We are running the Prometheus as our white-box monitoring solution for the last 1 and a half years. Following are the point’s to be noted:
1. For capacity sample size should be observed with time. Prometheus metrics for Prometheus itself should be exposed. For reliability cross data center/cross-environment of monitoring should be enabled for Prometheus. Metrics(Prometheus metrics)should be collected with cross data center / cross environment.
2. Recording rules must be added. For the most expensive CPU based queries all queries must be optimized. Recording rules should be added to all the expensive queries.
3. Plan for Prometheus high availability and redundancy :
Although Thanos(etc) can handle the higher availability of the Prometheus very well. But things need to consider,
a. For the Platform team, we should have dedicated Prometheus setup for platform visibility.
b. For Platform tenants(application users), there should be another setup.
c. Failure tests (killing Prometheus pod, shutting down server, rack failure, network connectivity loss) should be performed.
d. Limits on the number of samples per Prometheus (CPU, MEM, Network) must be decided.
e. Differentiate the apps for service discovery based on Labels for Prometheus.

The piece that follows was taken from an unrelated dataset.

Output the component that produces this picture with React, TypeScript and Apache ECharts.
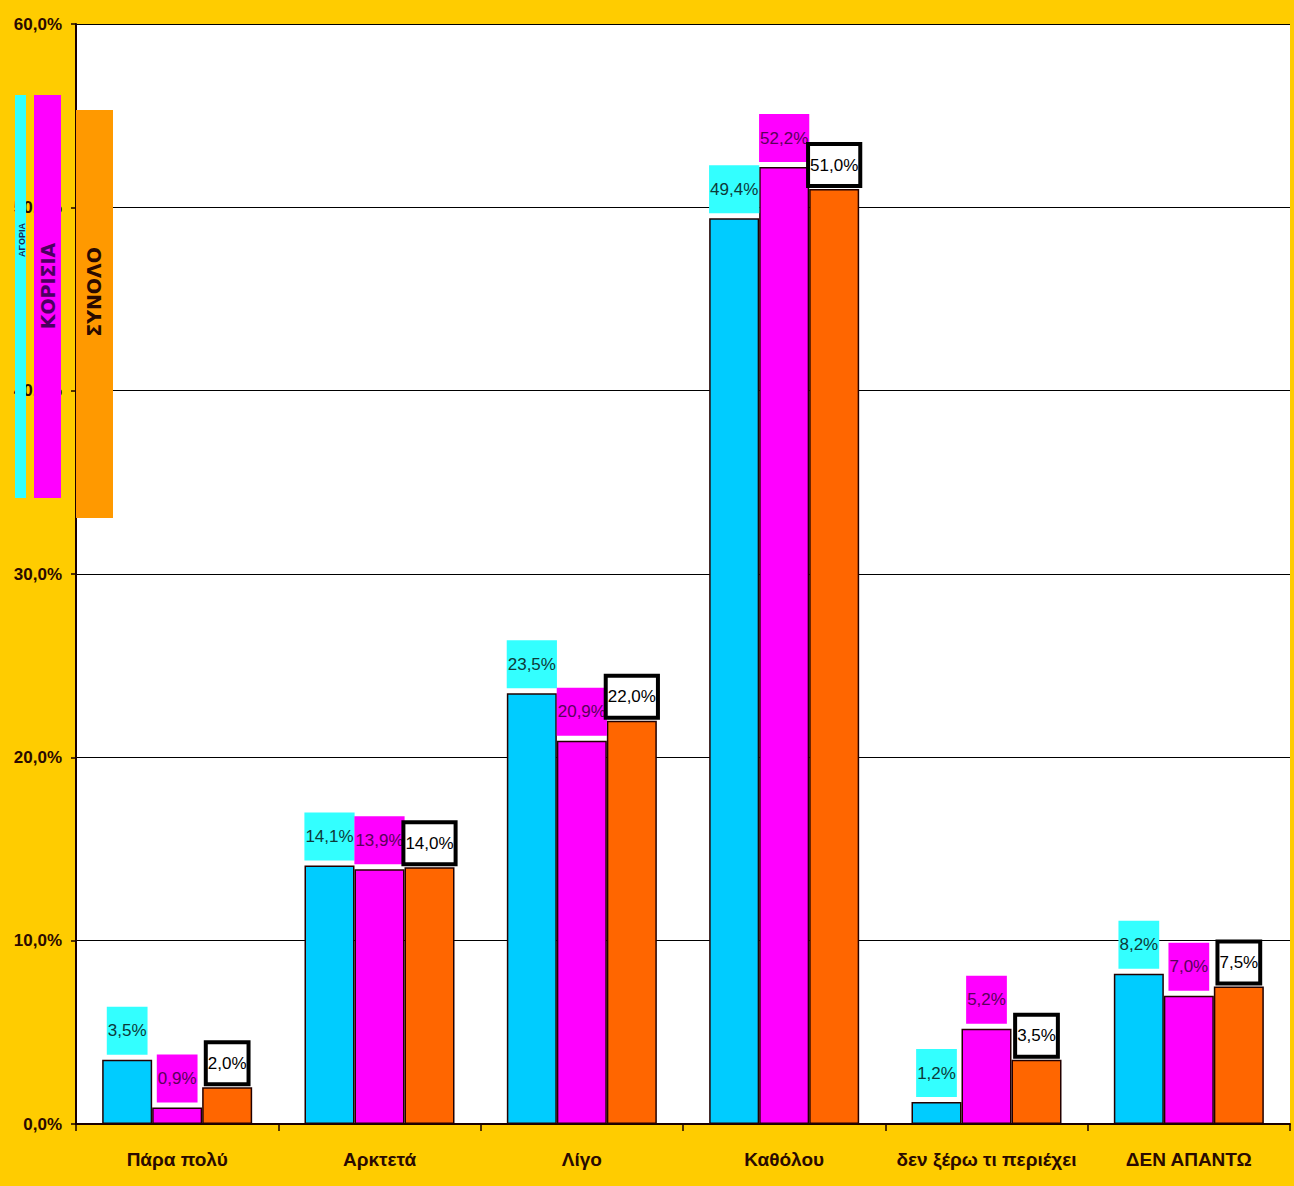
import React, { useEffect, useRef } from "react";
import * as echarts from "echarts";

const categories = ["Πάρα πολύ", "Αρκτετά", "Λίγο", "Καθόλου", "δεν ξέρω τι περιέχει", "ΔΕΝ ΑΠΑΝΤΩ"];
const seriesNames = ["ΑΓΟΡΙΑ", "ΚΟΡΙΣΙΑ", "ΣΥΝΟΛΟ"];
const boys = [3.5, 14.1, 23.5, 49.4, 1.2, 8.2];
const girls = [0.9, 13.9, 20.9, 52.2, 5.2, 7.0];
const total = [2.0, 14.0, 22.0, 51.0, 3.5, 7.5];
const yTicks = { min: 0, max: 60, interval: 10 };

const FONT = '"Liberation Sans", Arial, sans-serif';
const fmt = (v: number) => v.toFixed(1).replace(".", ",") + "%";

export default function App() {
  const ref = useRef<HTMLDivElement>(null);
  useEffect(() => {
    if (!ref.current) return;
    const chart = echarts.init(ref.current, undefined, { renderer: "svg" });
    const labelBase = {
      show: true,
      position: "top" as const,
      distance: 5,
      fontFamily: FONT,
      fontSize: 17,
      lineHeight: 22,
      padding: [13, 1],
      formatter: (p: any) => fmt(p.value),
    };
    const barBase = {
      type: "bar" as const,
      barWidth: 50,
      barGap: "0%",
    };
    chart.setOption({
      animation: false,
      backgroundColor: "#FFCC00",
      grid: { left: 76, right: 4, top: 24, bottom: 62, backgroundColor: "#FFFFFF", show: true, borderWidth: 0 },
      xAxis: {
        type: "category",
        data: categories,
        axisLine: { lineStyle: { color: "#1a0000", width: 2 } },
        axisTick: { show: true, length: 7, lineStyle: { color: "#1a0000", width: 1.5 } },
        axisLabel: { interval: 0, color: "#2a0a00", fontFamily: FONT, fontSize: 19, fontWeight: "bold", margin: 26 },
      },
      yAxis: {
        type: "value",
        min: yTicks.min,
        max: yTicks.max,
        interval: yTicks.interval,
        axisLine: { show: true, lineStyle: { color: "#1a0000", width: 2 } },
        axisTick: { show: true, length: 5, lineStyle: { color: "#1a0000", width: 1.5 } },
        splitLine: { lineStyle: { color: "#000000", width: 1.2 } },
        axisLabel: { color: "#2a0a00", fontFamily: FONT, fontSize: 17, fontWeight: "bold", margin: 14, formatter: (v: number) => fmt(v) },
      },
      series: [
        {
          ...barBase,
          name: seriesNames[0],
          data: boys,
          itemStyle: { color: "#00CCFF", borderColor: "#220000", borderWidth: 1.5 },
          label: { ...labelBase, backgroundColor: "#33FFFF", color: "#0d3a3a" },
        },
        {
          ...barBase,
          name: seriesNames[1],
          data: girls,
          itemStyle: { color: "#FF00FF", borderColor: "#220000", borderWidth: 1.5 },
          label: { ...labelBase, backgroundColor: "#FF00FF", color: "#5a005a" },
        },
        {
          ...barBase,
          name: seriesNames[2],
          data: total,
          itemStyle: { color: "#FF6600", borderColor: "#220000", borderWidth: 1.5 },
          label: { ...labelBase, backgroundColor: "#FFFFFF", color: "#000000", borderColor: "#000000", borderWidth: 4, padding: [8, 0] },
        },
      ],
      graphic: [
        { type: "rect", z: 100, shape: { x: 15, y: 95, width: 11, height: 403 }, style: { fill: "#33FFFF" } },
        { type: "text", z: 101, x: 22, y: 240, rotation: Math.PI / 2, style: { text: seriesNames[0], fill: "#1a2a5a", font: "bold 9px " + FONT, textAlign: "center", textVerticalAlign: "middle" } },
        { type: "rect", z: 100, shape: { x: 34, y: 95, width: 27, height: 403 }, style: { fill: "#FF00FF" } },
        { type: "text", z: 101, x: 48, y: 286, rotation: Math.PI / 2, style: { text: seriesNames[1], fill: "#4a0060", font: 'bold 19px "DejaVu Sans", sans-serif', textAlign: "center", textVerticalAlign: "middle" } },
        { type: "rect", z: 100, shape: { x: 76, y: 110, width: 37, height: 408 }, style: { fill: "#FF9900" } },
        { type: "text", z: 101, x: 94, y: 292, rotation: Math.PI / 2, style: { text: seriesNames[2], fill: "#2a0a00", font: 'bold 19px "DejaVu Sans", sans-serif', textAlign: "center", textVerticalAlign: "middle" } },
      ],
    });
    return () => chart.dispose();
  }, []);
  return <div ref={ref} style={{ position: "fixed", left: 0, top: 0, width: 1294, height: 1186 }} />;
}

4. Prometheus settings must be tuned. For Example Alertmanager Cluster, File Descriptors for Prometheus, limits on several series to be returned. (Tenants should not query the huge chunk that will make CPU usage 100%. It should be restricted for N number of days).
5. Failover mechanism: It is important in case of an active Prometheus server if we lose the data then we should failover to backup Prometheus. False alerts should be notified to users.
6. Logs must be stored somewhere :
i. To check logs of grafana ( Expensive queries in terms of CPU) (Nginx ? Istio?)
ii. To check Prometheus errors
7. SLAs must be decided for Prometheus and should be alerted to the platform team. (For Prometheus).